Painting the New House
Andrea and I, newly married and expecting our first child, bought our first home in April of 1996 in Elk Grove, California. The house had been built in 1988 and, while solid, clearly needed some love before we moved in.
Given my lovely wife’s advanced state of pregnancy, painting was firmly in the category of things she could not — and should not — be doing. So I eagerly attacked the project before and after my regular workdays, with periodic help from my dad.
On this particular day, we were tackling the kitchen.
Dad and I had just returned from Home Depot with five gallons of paint. The room was prepped, taped, and ready. I dipped my brush and proudly applied the first stroke to the wall.
The paint was white.
Not off-white. Not eggshell. This was white-white. I’m talking Miami Vice white. Stark white. Wear-sunglasses-indoors white.
Naturally, I picked up the pace. The faster I painted, the faster the kitchen would be done.
My dad watched quietly for a moment, then said, “Stop.”
Stop?
“We should let Andrea see this first.”
Why? Why would we do that? It looked great. Perfect, even. Why invite complications?
Ignoring my protestations entirely, my dad raised his voice and called out, “Andrea, can you come in here a minute?”
I immediately asked him why he’d do that.
He calmly replied — with the wisdom of a seasoned husband and father — “If we paint this whole room and Andrea doesn’t like it, we’ll just have to paint it again.”
Fine. He had a point.
Andrea arrived, took one look, and instantly did not appreciate the stark white.
Back to Home Depot we went.
I was told the new color was “peach.” Or maybe “face paint.” Upon further review — both then and now — it was pink.
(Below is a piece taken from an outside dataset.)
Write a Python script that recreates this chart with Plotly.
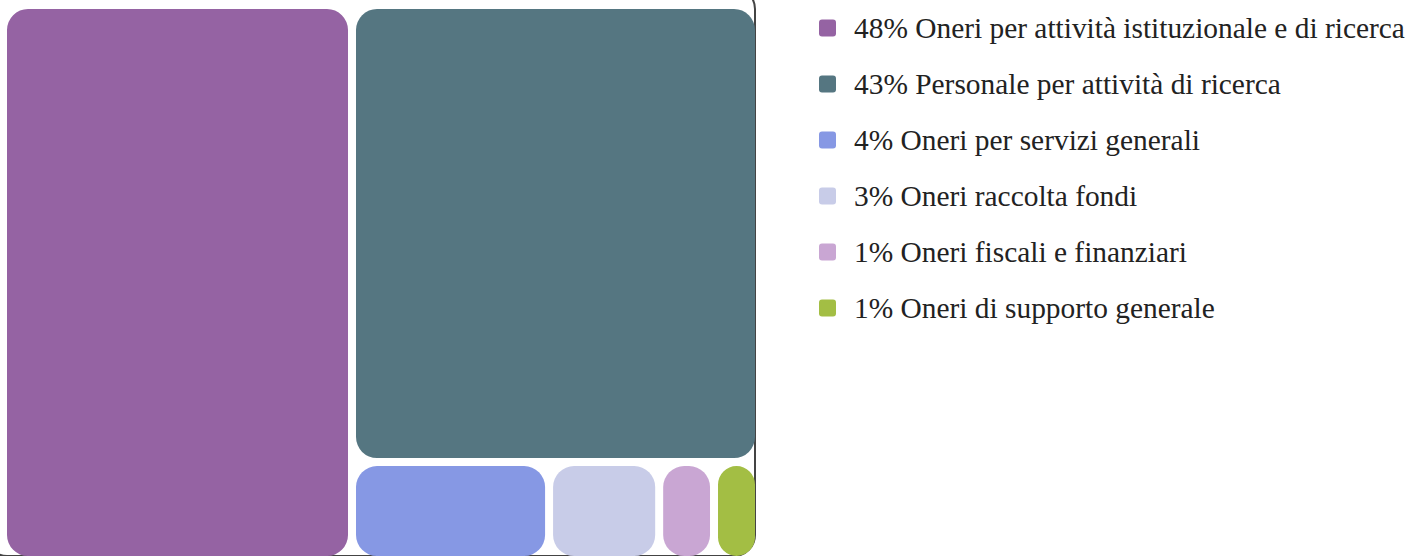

Which, it turns out, coordinated perfectly with the salmon-colored carpet throughout the house and the various shades of pink tile in the entryway and around the fireplace.
This was my first real lesson in homeownership, marriage, and fatherhood preparation:
Sometimes the right move is to stop painting, call your wife into the room, and accept that pink is now part of your life.
Parenthood doesn’t begin when you have answers. It begins when you realize you don’t — and proceed anyway.
More reflections to come. I’m sure there are still buttons I haven’t learned to avoid.